Burgin sighed. “I’ll be on the road in an hour. Make sure me and Florence get a clean room to sleep in this time.”
“I’ll even put a mint on your pillows,” Merriell promised.
He couldn’t stop his smile as Burgie proceeded to curse him out.
********
Gene took Florence, Babe, and Spina up to Lafayette for a tour, which left the house to Burgie and Merriell. He was thankful that he didn’t have to ask for the time, Gene just knew, like always.
“So?” he asked, lighting a cigarette in defiance of Gene’s No Smoking sign.
“I think you’ve got a death wish, but that’s nothing new,” Burgie said.
“Gets me through each day, doesn’t it?” Merriell asked.
Burgie knocked his feet off the table as he sat down. “Never change, Snafu.”
“So,” Merriell repeated.
“They may be similar in looks but Heffron curses worse than you do,” Burgin said.
“I didn’t notice.”
“You wouldn’t,” Burgie said.
He fiddled with his lighter. “You think he’s going hurt Gene-Baptiste?” he asked.
Burgie shrugged. “That ain’t for you to decide, Snafu. If it happens, it does. I don’t think the guy came down here for head games though. He’s here for Spina and for Gene. And I don’t think he’s the kind to sit back and let propriety get in the way of what he wants. I don’t see him pulling that stoic bullshit either. He takes Gene head on, and I think you got to respect that. Takes you head on too.”
Merriell smiled. “Noticed that, did you?”
“Lesser men have fled in despair from even the hint of your wrath. You just annoy Heffron.”
“I annoyed you too.”
“Why you putting that in past tense?”
Merriell threw his lighter at him.
Burgin laughed and kicked at Merriell’s feet. “It’s going to work out. He seems like a good guy. Just don’t try and make it too hard on him.”
“You not going to tell me to be nice.”
“I know better.”
Merriell stubbed his cigarette out. “I appreciate it, Burgin.”
“Can’t let you fuck up too many lives on your own.” He sighed. “Now about Sledge.”
Merriell rolled his eyes. “I didn’t say we could talk about that.”
“He’s looking for you, Snaf.”
He felt his shoulders go tense and had to consciously relax them. It was too early in the morning to deal with this bullshit. “Don’t want to be found yet, and you can tell him that.”
Burgin stared him down. “You’ve got until his birthday. He’s having a small reunion for his party. Your ass will go there willingly or I will strap you to the back of my pick-up and drag you there. We clear?”
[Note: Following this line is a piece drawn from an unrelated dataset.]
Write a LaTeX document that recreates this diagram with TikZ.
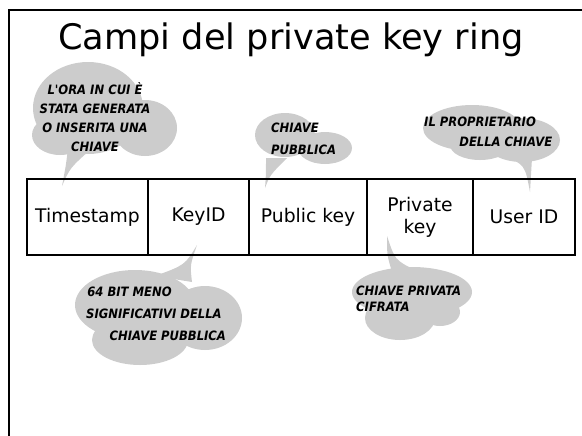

Merriell gave him a lazy salute in response.
“Why do I put up with you?” Burgin asked.
Merriell laughed. “Fuck, Burgie, you think I’d ever actually tell you that? I’ve got you trained, can’t let you go now.”
“Love you too, Snafu.”
Merriell just leaned back in his chair and watched Burgie make their lunch. It was good to have him and Flo here, always nice to have the family around. Merriell liked it when the house was full. He never did learn how to be comfortable with the emptiness of a quiet home. He could easily get used to all these people in his life. Even if Spina was too attached to his knitwear and Heffron thought Spaghetti-O’s made a decent dinner. It was a change he could get behind.
As long as no one broke his Gene-Baptiste again. Then there would be blood.
“You’re looking evil,” Burgie said as he slid a turkey sandwich across the table.
“Just thinking about the future,” he said.
“Should I be terrified?”
“I promise not to raise too much hell.”
“Oh Christ,” Burgie said with a groan.
Merriell just smiled and ate his lunch.